Need some formulas from the nerds here

[Science Abuse]

I need to test some materials, but before I do that, I need to know how much stress I need to test them to. It's a mast, so i need to know (@sea level):

x wind speed over y sail area = ? Lbs of force

 

and

 

X material (calculate from weight per foot) that is y feet long produces an equivilent ? lbs force at the tip when held perpendicular to gravity.

 

Basicaly I want to see at what windspeed my home made masts will deflect perminently. There's lots of variables, I know, but takeing them out means I get to over engineer my stuff, no harm in that.

 

http://img112.imageshack.us/img112/7127/formulas2yf.png

[Berto]

delete?

[Berto]

For your bottom situation, you can use my book if you want or look up online leaf spring or cantilever beam

 

stress=(6P/bt^2)*x

P=transverse end load (force at length Y, the tip of the beam)

b=beam width

t=beam thickness

x=distance from the free end of the beam.

 

if trying to find max stress, x=L=Y (in this case)

 

 

the wind force stuff i'll have to try to remember it should be really easy but i forgot how to correlate wind speed to force.

 

here is a start

 

http://en.wikipedia.org/wiki/Wind_power

 

the chart on that link gives you Watts/m^2 if you know the area of the sail calculating the power and force is easy. and if gives you a range of wind speeds

[Science Abuse]

I haven't taken a math course in which ^ was used....what's it mean?

 

As for wind stress, I just had to go down the hall here. Turns out is something our engineering dept uses quite often for our Windload/Hurricane doors. Should'a known.

[Gergwheel1647545492]

^ is a carot or carrot, so m^2 is the same as m squared or m to the second power

[Science Abuse]

Ok now the hard part. I've got PSF @ sea level when perpendicular to the wind. Now I'm looking for something to give me the thrust conversion for varying angles relative to the wind. Boom @ 20deg to wind = minus X lb side force and + X lb forward force. I might be able to find this ins aeronautical mathmatics, since it'd also be used for pitch angles of propellars.

[Berto]

look up the use of sine and cosine and it should give you how to break it down into components

 

just remember at 45 degrees cosine and sine are equal so you have the force separated equally into x and y

[Science Abuse]

look up the use of sine and cosine and it should give you how to break it down into components

 

just remember at 45 degrees cosine and sine are equal so you have the force separated equally into x and y

Oh snap, I should've known that! But I'm looking for forward force. That would give me lateral force, and the force passed out the rear. The force transferred to the sail/vehicle wont be equal to 1/2 PSF, would it?

 

edit: Maybe it would. The fastest Sailboats do 2x windspeed, and the fastest land sailers do 4x wind speed, with very narrow sails.

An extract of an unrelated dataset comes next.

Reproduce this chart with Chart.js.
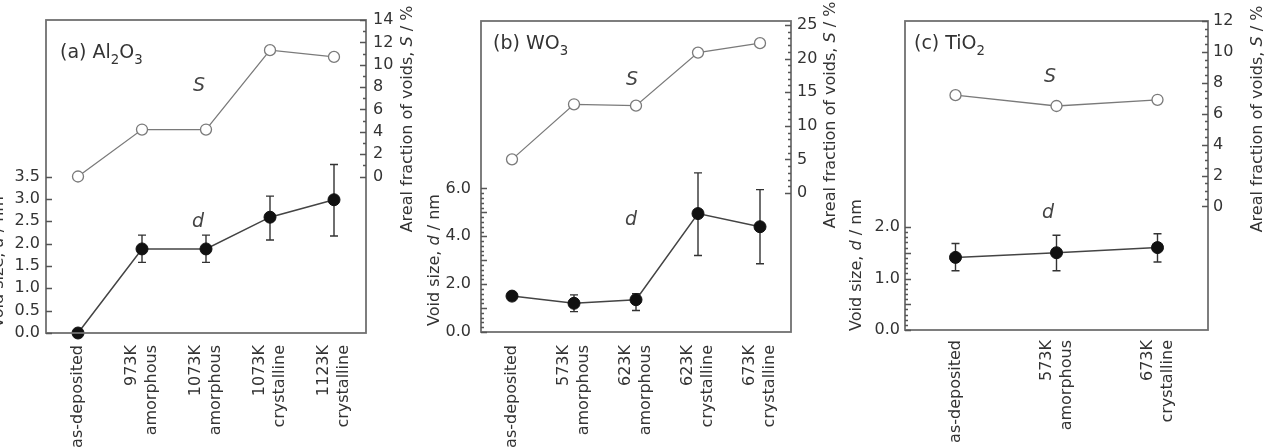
<!DOCTYPE html>
<html>
<head>
<meta charset="utf-8">
<script src="https://cdn.jsdelivr.net/npm/chart.js@4.4.1/dist/chart.umd.min.js"></script>
<style>
  html, body { margin: 0; padding: 0; background: #fff; }
  #wrap { position: relative; width: 1267px; height: 447px; overflow: hidden; }
  canvas { position: absolute; top: 0; }
</style>
</head>
<body>
<div id="wrap">
  <canvas id="chartA" width="420" height="447" style="left:0px"></canvas>
  <canvas id="chartB" width="420" height="447" style="left:420px"></canvas>
  <canvas id="chartC" width="427" height="447" style="left:840px"></canvas>
</div>
<script>
// ---- values ----
// (a) Al2O3
const catsA = [['as-deposited'], ['973K', 'amorphous'], ['1073K', 'amorphous'], ['1073K', 'crystalline'], ['1123K', 'crystalline']];
const sA = [0, 4.2, 4.2, 11.3, 10.7];
const dA = [0, 1.88, 1.88, 2.59, 2.98];
const dLoA = [null, 1.58, 1.58, 2.08, 2.17];
const dHiA = [null, 2.19, 2.19, 3.06, 3.77];
const leftTicksA = [0, 0.5, 1, 1.5, 2, 2.5, 3, 3.5];
const rightTicksA = [0, 2, 4, 6, 8, 10, 12, 14];

// (b) WO3
const catsB = [['as-deposited'], ['573K', 'amorphous'], ['623K', 'amorphous'], ['623K', 'crystalline'], ['673K', 'crystalline']];
const sB = [5.0, 13.2, 13.0, 20.9, 22.3];
const dB = [1.5, 1.2, 1.35, 4.95, 4.4];
const dLoB = [null, 0.85, 0.9, 3.2, 2.85];
const dHiB = [null, 1.55, 1.6, 6.65, 5.95];
const leftTicksB = [0, 2, 4, 6];
const rightTicksB = [0, 5, 10, 15, 20, 25];

// (c) TiO2
const catsC = [['as-deposited'], ['573K', 'amorphous'], ['673K', 'crystalline']];
const sC = [7.2, 6.5, 6.9];
const dC = [1.41, 1.5, 1.6];
const dLoC = [1.15, 1.15, 1.32];
const dHiC = [1.68, 1.84, 1.87];
const leftTicksC = [0, 1, 2];
const rightTicksC = [0, 2, 4, 6, 8, 10, 12];

const FONT = "'DejaVu Sans', sans-serif";
const INK = '#333';

function textWidth(ctx, parts, size) {
  let w = 0;
  parts.forEach(p => {
    ctx.font = (p.it ? 'italic ' : '') + (p.sub ? size * 0.7 : size) + 'px ' + FONT;
    w += ctx.measureText(p.t).width;
  });
  return w;
}

function drawParts(ctx, parts, size) {
  let x = 0;
  parts.forEach(p => {
    ctx.font = (p.it ? 'italic ' : '') + (p.sub ? size * 0.7 : size) + 'px ' + FONT;
    ctx.fillText(p.t, x, p.sub ? size * 0.3 : 0);
    x += ctx.measureText(p.t).width;
  });
}

function rotatedTitle(ctx, parts, cx, cy, size) {
  ctx.save();
  ctx.translate(cx, cy);
  ctx.rotate(-Math.PI / 2);
  ctx.translate(-textWidth(ctx, parts, size) / 2, 0);
  ctx.textBaseline = 'middle';
  ctx.textAlign = 'left';
  drawParts(ctx, parts, size);
  ctx.restore();
}

// inward tick marks, long on major values, short on minor ones
function tickMarks(ctx, scale, spec, edge, dir) {
  const n = Math.round((spec.hi - spec.lo) / spec.minor);
  for (let k = 0; k <= n; k++) {
    const v = spec.lo + k * spec.minor;
    const r = v / spec.major;
    const len = Math.abs(r - Math.round(r)) < 1e-6 ? 6 : 3;
    const y = Math.round(scale.getPixelForValue(v)) + 0.5;
    ctx.moveTo(edge, y);
    ctx.lineTo(edge + dir * len, y);
  }
}

const panelPlugin = {
  id: 'panel',
  beforeDatasetsDraw(chart, args, opt) {
    // error bars on d
    const ctx = chart.ctx, x = chart.scales.x, y = chart.scales.yL;
    ctx.save();
    ctx.strokeStyle = '#333';
    ctx.lineWidth = 1.4;
    ctx.beginPath();
    opt.lo.forEach((lo, i) => {
      if (lo === null) return;
      const px = x.getPixelForValue(i);
      const y1 = y.getPixelForValue(lo), y2 = y.getPixelForValue(opt.hi[i]);
      ctx.moveTo(px, y1); ctx.lineTo(px, y2);
      ctx.moveTo(px - 4, y1); ctx.lineTo(px + 4, y1);
      ctx.moveTo(px - 4, y2); ctx.lineTo(px + 4, y2);
    });
    ctx.stroke();
    ctx.restore();
  },
  afterDraw(chart, args, opt) {
    const ctx = chart.ctx, a = chart.chartArea;
    ctx.save();
    // frame
    ctx.strokeStyle = '#707070';
    ctx.lineWidth = 1.8;
    ctx.strokeRect(a.left, a.top, a.right - a.left, a.bottom - a.top);
    ctx.strokeStyle = '#555';
    ctx.lineWidth = 1.3;
    ctx.beginPath();
    tickMarks(ctx, chart.scales.yL, opt.tL, a.left, 1);
    tickMarks(ctx, chart.scales.yR, opt.tR, a.right, -1);
    ctx.stroke();

    ctx.fillStyle = INK;
    // category labels, rotated, lines centred on the category
    const xs = chart.scales.x;
    ctx.font = '16px ' + FONT;
    ctx.textAlign = 'right';
    ctx.textBaseline = 'middle';
    chart.data.labels.forEach((lines, i) => {
      const px = xs.getPixelForValue(i);
      lines.forEach((ln, j) => {
        ctx.save();
        ctx.translate(px + (j - (lines.length - 1) / 2) * 20, a.bottom + opt.catPad);
        ctx.rotate(-Math.PI / 2);
        ctx.fillText(ln, 0, 0);
        ctx.restore();
      });
    });

    // panel title
    ctx.save();
    ctx.translate(opt.titleAt[0], opt.titleAt[1]);
    ctx.textAlign = 'left';
    ctx.textBaseline = 'alphabetic';
    drawParts(ctx, opt.title, 19);
    ctx.restore();
    // axis titles
    rotatedTitle(ctx, [{t: 'Void size, '}, {t: 'd', it: true}, {t: ' / nm'}], opt.leftAt[0], opt.leftAt[1], 16);
    rotatedTitle(ctx, [{t: 'Areal fraction of voids, '}, {t: 'S', it: true}, {t: ' / %'}], opt.rightAt[0], opt.rightAt[1], 16);
    // series names
    ctx.font = 'italic 19px ' + FONT;
    ctx.textAlign = 'center';
    ctx.textBaseline = 'middle';
    ctx.fillStyle = '#444';
    ctx.fillText('S', opt.sAt[0], opt.sAt[1]);
    ctx.fillText('d', opt.dAt[0], opt.dAt[1]);
    ctx.restore();
  }
};

function buildPanel(id, cats, sVals, dVals, lo, hi, leftTicks, rightTicks, opt) {
  return new Chart(document.getElementById(id), {
    type: 'line',
    data: {
      labels: cats,
      datasets: [
        {
          label: 'S', data: sVals, yAxisID: 'yR', clip: false,
          borderColor: '#7a7a7a', borderWidth: 1.3,
          pointRadius: 5.5, pointBackgroundColor: '#fff',
          pointBorderColor: '#7a7a7a', pointBorderWidth: 1.3
        },
        {
          label: 'd', data: dVals, yAxisID: 'yL', clip: false,
          borderColor: '#444', borderWidth: 1.5,
          pointRadius: 6, pointBackgroundColor: '#111',
          pointBorderColor: '#111', pointBorderWidth: 1
        }
      ]
    },
    options: {
      responsive: false,
      animation: false,
      layout: { padding: { top: opt.top, left: 0, right: 0, bottom: 0 } },
      plugins: {
        legend: { display: false },
        tooltip: { enabled: false },
        panel: Object.assign({ lo: lo, hi: hi }, opt)
      },
      scales: {
        x: {
          type: 'category',
          offset: true,
          grid: { display: false, drawTicks: false },
          border: { display: false },
          ticks: { display: false },
          afterFit: s => { s.height = opt.xH; s.paddingLeft = 0; s.paddingRight = 0; }
        },
        yL: {
          position: 'left', min: 0, max: opt.lMax,
          grid: { display: false, drawTicks: false },
          border: { display: false },
          ticks: {
            padding: opt.padL, color: INK,
            font: { family: FONT, size: 16 },
            callback: v => v.toFixed(1)
          },
          afterBuildTicks: s => { s.ticks = leftTicks.map(v => ({ value: v })); },
          afterFit: s => { s.width = opt.lW; s.paddingTop = 0; s.paddingBottom = 0; }
        },
        yR: {
          position: 'right', min: opt.rMin, max: opt.rMax,
          grid: { display: false, drawTicks: false },
          border: { display: false },
          ticks: {
            padding: opt.padR, color: INK,
            font: { family: FONT, size: 16 },
            callback: v => String(Math.round(v))
          },
          afterBuildTicks: s => { s.ticks = rightTicks.map(v => ({ value: v })); },
          afterFit: s => { s.width = opt.rW; s.paddingTop = 0; s.paddingBottom = 0; }
        }
      }
    },
    plugins: [panelPlugin]
  });
}

buildPanel('chartA', catsA, sA, dA, dLoA, dHiA, leftTicksA, rightTicksA, {
  top: 20, lW: 46, rW: 54, xH: 114, lMax: 7, rMin: -14, rMax: 14, padL: 6, padR: 7, catPad: 12,
  tL: { lo: 0, hi: 3.5, major: 0.5, minor: 0.5 },
  tR: { lo: 0, hi: 14, major: 2, minor: 1 },
  title: [{t: '(a) Al'}, {t: '2', sub: true}, {t: 'O'}, {t: '3', sub: true}],
  titleAt: [60, 58], leftAt: [-1, 262], rightAt: [408, 119], sAt: [199, 86], dAt: [198, 222]
});

buildPanel('chartB', catsB, sB, dB, dLoB, dHiB, leftTicksB, rightTicksB, {
  top: 21, lW: 61, rW: 49, xH: 115, lMax: 13, rMin: -20.7, rMax: 25.6, padL: 10, padR: 6, catPad: 13,
  tL: { lo: 0, hi: 6, major: 1, minor: 0.2 },
  tR: { lo: 0, hi: 25, major: 5, minor: 1 },
  title: [{t: '(b) WO'}, {t: '3', sub: true}],
  titleAt: [73, 49], leftAt: [15, 260], rightAt: [411, 115], sAt: [212, 80], dAt: [211, 220]
});

buildPanel('chartC', catsC, sC, dC, dLoC, dHiC, leftTicksC, rightTicksC, {
  top: 21, lW: 65, rW: 59, xH: 117, lMax: 6, rMin: -8, rMax: 12, padL: 5, padR: 5, catPad: 10,
  tL: { lo: 0, hi: 2, major: 0.5, minor: 0.1 },
  tR: { lo: 0, hi: 12, major: 2, minor: 0.5 },
  title: [{t: '(c) TiO'}, {t: '2', sub: true}],
  titleAt: [74, 49], leftAt: [17, 265], rightAt: [418, 119], sAt: [210, 77], dAt: [208, 213]
});
</script>
</body>
</html>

http://www.windjet.co.uk/images/stories/land/iron_duck_side.jpg

 

Astonishingly enough, the fastest ever recorded speed of a wind powere craft was set back in 1938 by a canvas sail and a stern steer. As far ahead as we've come, we've yet to surpass that. (he had a 70mph wind, though)

http://www.windjet.co.uk/images/stories/ice/deuce.jpg

[Guest HyperBurn]

um.. The angle of the dangle is inversely poportional to the heat of the beat.